McBeath is also a notable documentary photographer. Documentary photography is very fast. But with the night work, the exposure lasts about four minutes.
This slow exposure contributes crucially to the character of the images. It makes these apparently uninhabited streets seem even more lonely than they actually are. In "The Turl," shown here, a ribbon of light streaks through the air above the street's surface. It is the light from a cyclist's helmet. The lengthy exposure records this moving point of light, but there isn't a hint of the cyclist or his bicycle. Similarly unrecorded are people walking past.

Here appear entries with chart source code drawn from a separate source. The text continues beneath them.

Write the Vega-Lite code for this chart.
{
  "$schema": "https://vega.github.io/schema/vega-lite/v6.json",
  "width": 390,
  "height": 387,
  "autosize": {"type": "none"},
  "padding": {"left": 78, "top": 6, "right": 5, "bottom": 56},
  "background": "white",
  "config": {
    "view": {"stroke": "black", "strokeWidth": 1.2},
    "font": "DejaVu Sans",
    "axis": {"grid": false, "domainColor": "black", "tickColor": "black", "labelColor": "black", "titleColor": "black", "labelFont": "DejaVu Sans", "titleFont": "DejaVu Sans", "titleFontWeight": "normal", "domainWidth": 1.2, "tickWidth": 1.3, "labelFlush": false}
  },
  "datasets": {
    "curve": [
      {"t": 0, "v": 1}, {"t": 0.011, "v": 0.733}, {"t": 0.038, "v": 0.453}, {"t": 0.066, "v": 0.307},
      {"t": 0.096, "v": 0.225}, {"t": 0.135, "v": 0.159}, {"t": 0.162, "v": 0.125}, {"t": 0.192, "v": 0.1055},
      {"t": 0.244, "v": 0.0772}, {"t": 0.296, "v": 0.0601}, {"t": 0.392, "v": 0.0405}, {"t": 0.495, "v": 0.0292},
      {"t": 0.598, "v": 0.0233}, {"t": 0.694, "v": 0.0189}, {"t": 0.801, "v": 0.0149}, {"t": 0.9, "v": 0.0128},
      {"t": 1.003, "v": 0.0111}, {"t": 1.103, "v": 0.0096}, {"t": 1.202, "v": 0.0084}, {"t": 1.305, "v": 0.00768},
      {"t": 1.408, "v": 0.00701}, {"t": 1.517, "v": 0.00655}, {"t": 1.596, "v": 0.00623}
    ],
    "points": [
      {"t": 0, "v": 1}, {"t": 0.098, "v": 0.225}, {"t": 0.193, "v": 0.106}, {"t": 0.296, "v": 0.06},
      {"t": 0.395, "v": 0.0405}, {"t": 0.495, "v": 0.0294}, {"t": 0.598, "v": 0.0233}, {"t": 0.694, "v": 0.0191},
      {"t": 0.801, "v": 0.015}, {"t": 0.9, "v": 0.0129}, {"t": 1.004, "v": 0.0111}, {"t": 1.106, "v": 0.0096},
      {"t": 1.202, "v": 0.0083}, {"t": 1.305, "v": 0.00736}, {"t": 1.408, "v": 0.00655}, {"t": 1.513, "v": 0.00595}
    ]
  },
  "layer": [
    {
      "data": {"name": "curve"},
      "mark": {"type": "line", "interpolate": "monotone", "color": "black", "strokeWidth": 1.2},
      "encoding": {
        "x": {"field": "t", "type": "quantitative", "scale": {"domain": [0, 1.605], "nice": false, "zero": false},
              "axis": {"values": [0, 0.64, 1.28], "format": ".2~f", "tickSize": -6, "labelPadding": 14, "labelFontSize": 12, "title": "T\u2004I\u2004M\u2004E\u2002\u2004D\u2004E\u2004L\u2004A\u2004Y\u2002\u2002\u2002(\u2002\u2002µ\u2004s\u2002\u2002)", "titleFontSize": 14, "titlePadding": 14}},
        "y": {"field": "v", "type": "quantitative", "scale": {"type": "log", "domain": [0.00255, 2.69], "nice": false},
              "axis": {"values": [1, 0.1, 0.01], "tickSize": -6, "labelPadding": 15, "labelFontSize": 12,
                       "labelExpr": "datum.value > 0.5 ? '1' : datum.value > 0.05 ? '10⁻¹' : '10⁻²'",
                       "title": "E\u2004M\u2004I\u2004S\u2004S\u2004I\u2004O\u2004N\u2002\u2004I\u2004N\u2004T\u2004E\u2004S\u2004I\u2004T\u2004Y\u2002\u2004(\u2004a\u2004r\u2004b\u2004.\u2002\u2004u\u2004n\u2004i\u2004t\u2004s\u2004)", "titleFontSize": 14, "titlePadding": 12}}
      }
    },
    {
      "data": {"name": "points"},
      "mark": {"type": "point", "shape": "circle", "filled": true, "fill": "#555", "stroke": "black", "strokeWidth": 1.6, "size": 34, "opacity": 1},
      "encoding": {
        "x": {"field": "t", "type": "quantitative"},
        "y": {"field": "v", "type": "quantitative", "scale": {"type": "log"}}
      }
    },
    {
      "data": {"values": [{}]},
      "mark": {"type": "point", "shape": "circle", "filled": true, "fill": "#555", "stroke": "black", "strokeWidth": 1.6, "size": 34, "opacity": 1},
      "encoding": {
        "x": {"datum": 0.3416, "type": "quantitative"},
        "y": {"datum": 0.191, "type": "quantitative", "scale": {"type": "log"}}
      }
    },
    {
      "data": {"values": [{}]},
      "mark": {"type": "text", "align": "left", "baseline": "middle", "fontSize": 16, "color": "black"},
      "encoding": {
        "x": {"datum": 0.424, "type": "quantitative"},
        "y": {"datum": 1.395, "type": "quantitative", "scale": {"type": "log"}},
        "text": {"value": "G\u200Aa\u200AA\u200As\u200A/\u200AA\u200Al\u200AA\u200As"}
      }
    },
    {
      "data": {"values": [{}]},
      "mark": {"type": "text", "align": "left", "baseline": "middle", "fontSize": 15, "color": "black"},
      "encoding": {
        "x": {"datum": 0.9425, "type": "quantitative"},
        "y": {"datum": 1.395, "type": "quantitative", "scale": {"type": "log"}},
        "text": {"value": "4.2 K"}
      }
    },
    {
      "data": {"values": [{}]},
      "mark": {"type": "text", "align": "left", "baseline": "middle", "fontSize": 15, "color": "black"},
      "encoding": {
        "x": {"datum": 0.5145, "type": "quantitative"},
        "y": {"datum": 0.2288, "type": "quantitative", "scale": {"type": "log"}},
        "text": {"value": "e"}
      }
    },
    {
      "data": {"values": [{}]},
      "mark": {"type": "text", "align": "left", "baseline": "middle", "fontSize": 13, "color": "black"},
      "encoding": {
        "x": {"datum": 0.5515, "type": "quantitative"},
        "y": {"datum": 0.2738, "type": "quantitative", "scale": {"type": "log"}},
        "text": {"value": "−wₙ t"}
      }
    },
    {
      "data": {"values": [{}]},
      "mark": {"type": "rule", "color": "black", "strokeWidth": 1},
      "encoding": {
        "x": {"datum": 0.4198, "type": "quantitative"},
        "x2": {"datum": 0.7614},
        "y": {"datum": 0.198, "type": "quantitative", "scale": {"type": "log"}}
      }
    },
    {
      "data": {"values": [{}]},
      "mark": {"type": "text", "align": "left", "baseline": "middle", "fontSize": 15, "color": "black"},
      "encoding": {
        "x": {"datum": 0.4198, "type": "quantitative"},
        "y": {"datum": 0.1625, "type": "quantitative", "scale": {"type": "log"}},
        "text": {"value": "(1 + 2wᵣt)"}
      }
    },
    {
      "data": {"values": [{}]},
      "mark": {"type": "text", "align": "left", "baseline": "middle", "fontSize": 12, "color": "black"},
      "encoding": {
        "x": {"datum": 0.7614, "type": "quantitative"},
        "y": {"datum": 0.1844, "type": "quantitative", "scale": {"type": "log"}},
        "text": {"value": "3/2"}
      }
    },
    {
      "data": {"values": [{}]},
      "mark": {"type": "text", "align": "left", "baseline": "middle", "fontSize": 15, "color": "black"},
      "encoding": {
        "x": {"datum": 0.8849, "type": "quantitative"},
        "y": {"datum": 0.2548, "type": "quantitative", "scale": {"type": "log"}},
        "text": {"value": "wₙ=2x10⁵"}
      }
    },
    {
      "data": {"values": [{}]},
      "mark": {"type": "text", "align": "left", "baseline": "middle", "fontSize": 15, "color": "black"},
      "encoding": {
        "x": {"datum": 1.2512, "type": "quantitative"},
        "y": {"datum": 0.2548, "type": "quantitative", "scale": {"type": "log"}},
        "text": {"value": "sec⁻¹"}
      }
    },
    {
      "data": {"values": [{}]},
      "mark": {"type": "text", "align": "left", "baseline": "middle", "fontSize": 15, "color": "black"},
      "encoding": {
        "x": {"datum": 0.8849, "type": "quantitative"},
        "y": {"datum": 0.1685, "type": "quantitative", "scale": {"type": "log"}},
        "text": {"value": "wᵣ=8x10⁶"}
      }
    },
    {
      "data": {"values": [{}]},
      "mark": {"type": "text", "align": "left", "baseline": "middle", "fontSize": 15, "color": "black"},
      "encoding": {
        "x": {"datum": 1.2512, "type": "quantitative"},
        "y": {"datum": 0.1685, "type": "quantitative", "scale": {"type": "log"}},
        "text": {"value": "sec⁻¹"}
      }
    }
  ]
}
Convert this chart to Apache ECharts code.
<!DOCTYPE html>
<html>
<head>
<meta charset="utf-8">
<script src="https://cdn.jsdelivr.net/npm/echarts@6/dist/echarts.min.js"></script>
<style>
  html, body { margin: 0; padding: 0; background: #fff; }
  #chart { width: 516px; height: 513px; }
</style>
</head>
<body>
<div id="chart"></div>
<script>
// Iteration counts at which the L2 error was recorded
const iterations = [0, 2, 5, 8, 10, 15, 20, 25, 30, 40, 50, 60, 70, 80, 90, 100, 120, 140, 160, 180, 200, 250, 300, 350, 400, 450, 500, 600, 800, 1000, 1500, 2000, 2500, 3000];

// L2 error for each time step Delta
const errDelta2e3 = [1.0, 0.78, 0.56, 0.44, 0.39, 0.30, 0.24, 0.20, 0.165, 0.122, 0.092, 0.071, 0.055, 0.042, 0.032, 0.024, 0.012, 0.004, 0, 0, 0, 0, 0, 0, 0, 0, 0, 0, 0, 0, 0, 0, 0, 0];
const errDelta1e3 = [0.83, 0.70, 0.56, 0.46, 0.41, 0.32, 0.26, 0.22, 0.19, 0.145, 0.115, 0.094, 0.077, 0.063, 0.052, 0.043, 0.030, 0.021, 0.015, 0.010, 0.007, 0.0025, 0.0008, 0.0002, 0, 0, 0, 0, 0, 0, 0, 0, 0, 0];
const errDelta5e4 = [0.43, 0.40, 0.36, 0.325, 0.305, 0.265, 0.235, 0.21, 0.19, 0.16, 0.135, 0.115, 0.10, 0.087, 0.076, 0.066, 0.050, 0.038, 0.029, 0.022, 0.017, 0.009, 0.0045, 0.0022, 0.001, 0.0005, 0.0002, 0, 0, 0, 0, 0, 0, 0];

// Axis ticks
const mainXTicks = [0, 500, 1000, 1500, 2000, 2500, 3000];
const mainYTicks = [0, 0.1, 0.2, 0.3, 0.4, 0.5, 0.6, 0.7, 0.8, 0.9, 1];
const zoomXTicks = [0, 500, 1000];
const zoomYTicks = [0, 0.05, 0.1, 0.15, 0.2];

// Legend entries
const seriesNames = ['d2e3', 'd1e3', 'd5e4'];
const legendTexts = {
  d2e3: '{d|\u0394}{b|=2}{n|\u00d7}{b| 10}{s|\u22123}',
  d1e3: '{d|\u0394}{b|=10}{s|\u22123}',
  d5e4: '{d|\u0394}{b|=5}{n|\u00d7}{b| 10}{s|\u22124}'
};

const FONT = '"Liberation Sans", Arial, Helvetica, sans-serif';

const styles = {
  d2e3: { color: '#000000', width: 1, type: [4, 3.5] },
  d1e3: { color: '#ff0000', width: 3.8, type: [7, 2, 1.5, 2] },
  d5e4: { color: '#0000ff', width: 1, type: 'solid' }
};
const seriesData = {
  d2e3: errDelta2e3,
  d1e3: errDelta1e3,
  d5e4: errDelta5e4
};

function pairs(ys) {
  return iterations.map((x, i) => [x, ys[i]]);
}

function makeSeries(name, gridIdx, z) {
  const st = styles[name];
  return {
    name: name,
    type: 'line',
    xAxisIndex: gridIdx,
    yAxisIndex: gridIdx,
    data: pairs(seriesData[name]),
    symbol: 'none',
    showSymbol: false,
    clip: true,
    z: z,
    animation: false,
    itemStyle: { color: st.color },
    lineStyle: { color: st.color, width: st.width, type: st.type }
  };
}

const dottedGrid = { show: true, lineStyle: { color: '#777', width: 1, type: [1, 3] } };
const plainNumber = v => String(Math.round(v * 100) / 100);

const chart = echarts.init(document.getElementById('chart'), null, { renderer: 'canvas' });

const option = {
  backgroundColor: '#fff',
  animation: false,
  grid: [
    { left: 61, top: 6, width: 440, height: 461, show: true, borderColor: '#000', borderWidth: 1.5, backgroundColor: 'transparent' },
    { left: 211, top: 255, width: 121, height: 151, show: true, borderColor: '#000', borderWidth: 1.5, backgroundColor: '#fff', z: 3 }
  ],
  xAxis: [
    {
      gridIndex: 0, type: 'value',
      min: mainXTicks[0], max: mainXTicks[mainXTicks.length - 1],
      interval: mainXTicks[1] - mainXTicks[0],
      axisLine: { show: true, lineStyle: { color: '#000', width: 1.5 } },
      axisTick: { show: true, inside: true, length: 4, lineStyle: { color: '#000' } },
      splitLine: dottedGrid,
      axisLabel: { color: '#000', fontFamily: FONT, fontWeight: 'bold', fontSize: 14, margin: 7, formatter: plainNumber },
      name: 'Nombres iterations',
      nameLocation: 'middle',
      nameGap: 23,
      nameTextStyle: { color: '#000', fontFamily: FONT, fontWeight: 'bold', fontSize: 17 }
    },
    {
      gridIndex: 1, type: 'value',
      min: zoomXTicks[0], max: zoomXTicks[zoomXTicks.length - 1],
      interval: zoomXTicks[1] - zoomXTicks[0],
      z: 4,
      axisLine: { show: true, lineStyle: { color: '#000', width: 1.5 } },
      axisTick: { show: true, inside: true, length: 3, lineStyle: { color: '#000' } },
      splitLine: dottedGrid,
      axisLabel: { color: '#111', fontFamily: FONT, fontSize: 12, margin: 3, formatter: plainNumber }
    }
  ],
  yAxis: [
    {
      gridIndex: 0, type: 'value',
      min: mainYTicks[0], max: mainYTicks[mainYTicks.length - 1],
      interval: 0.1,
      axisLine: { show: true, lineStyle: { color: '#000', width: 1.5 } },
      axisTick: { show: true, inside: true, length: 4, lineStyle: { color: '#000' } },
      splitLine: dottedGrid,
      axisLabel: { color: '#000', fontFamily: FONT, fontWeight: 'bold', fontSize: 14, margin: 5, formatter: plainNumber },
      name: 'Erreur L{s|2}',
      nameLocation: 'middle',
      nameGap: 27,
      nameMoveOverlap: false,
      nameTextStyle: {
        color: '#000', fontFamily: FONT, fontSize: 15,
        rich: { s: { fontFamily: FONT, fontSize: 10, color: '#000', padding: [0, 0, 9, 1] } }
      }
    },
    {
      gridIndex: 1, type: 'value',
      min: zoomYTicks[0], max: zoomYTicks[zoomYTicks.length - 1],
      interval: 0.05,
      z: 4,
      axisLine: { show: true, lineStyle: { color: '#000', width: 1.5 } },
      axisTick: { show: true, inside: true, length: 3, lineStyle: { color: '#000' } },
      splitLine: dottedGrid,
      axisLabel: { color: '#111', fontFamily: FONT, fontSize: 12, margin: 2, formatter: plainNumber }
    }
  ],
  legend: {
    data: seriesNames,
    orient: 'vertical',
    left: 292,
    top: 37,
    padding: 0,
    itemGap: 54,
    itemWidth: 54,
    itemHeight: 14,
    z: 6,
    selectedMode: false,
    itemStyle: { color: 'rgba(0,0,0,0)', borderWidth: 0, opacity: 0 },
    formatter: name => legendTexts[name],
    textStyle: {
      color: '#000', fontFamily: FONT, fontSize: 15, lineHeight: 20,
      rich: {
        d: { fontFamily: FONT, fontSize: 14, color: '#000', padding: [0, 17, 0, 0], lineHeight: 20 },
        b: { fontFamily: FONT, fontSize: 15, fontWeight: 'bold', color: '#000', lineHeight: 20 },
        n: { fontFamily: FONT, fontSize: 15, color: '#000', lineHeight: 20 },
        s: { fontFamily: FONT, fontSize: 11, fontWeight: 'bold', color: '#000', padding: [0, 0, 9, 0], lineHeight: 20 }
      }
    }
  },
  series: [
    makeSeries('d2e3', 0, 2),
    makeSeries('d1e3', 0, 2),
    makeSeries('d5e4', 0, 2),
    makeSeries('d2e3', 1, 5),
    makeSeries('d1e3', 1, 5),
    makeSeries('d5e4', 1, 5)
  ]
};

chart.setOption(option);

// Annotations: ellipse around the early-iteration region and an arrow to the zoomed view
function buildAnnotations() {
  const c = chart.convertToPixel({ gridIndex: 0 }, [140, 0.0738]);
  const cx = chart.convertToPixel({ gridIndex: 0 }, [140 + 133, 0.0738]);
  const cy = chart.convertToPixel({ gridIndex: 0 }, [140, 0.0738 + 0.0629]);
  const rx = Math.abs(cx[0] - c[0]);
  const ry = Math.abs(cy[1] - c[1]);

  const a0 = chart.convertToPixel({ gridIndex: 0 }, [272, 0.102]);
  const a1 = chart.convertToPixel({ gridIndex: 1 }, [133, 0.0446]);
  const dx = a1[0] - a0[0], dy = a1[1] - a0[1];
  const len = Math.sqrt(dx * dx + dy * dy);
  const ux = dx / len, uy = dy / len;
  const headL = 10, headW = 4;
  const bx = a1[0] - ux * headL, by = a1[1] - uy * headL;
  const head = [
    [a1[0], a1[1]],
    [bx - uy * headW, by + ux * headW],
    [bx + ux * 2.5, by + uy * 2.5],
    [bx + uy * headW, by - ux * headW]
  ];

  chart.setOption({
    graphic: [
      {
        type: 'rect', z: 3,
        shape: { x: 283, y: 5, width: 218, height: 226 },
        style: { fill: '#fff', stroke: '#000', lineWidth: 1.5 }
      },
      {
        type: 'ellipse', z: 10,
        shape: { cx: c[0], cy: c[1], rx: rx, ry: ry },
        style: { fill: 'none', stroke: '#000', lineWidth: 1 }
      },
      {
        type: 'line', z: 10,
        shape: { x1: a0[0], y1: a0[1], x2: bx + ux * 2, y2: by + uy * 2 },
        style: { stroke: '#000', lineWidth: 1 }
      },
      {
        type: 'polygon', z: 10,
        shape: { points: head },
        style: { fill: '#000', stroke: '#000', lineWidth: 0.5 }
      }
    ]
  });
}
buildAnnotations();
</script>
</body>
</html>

This sense of loneliness is "part of what I wanted to look at," says McBeath. His images reduce the images of a city to an unpopulated place, in which stones and railings, columns and windows, not to mention the ubiquitous bicycles left by their undergraduate owners - and even the old-fashioned street lights - all hint at the constructive intervention of humanity, but also dreamingly suggest that these urban artifacts have been abandoned and that people have retreated or vanished.
"Cities are so cluttered," McBeath points out. "There are so many people, so much detritus, so much noise there. These pictures are all very quiet, very much a different world." They are also kind of timeless, setting up an "oscillation" between now and the past.
• The exhibition, 'Oxford at Night,' continues at the Ashmolean Museum, Oxford, England, until July 23.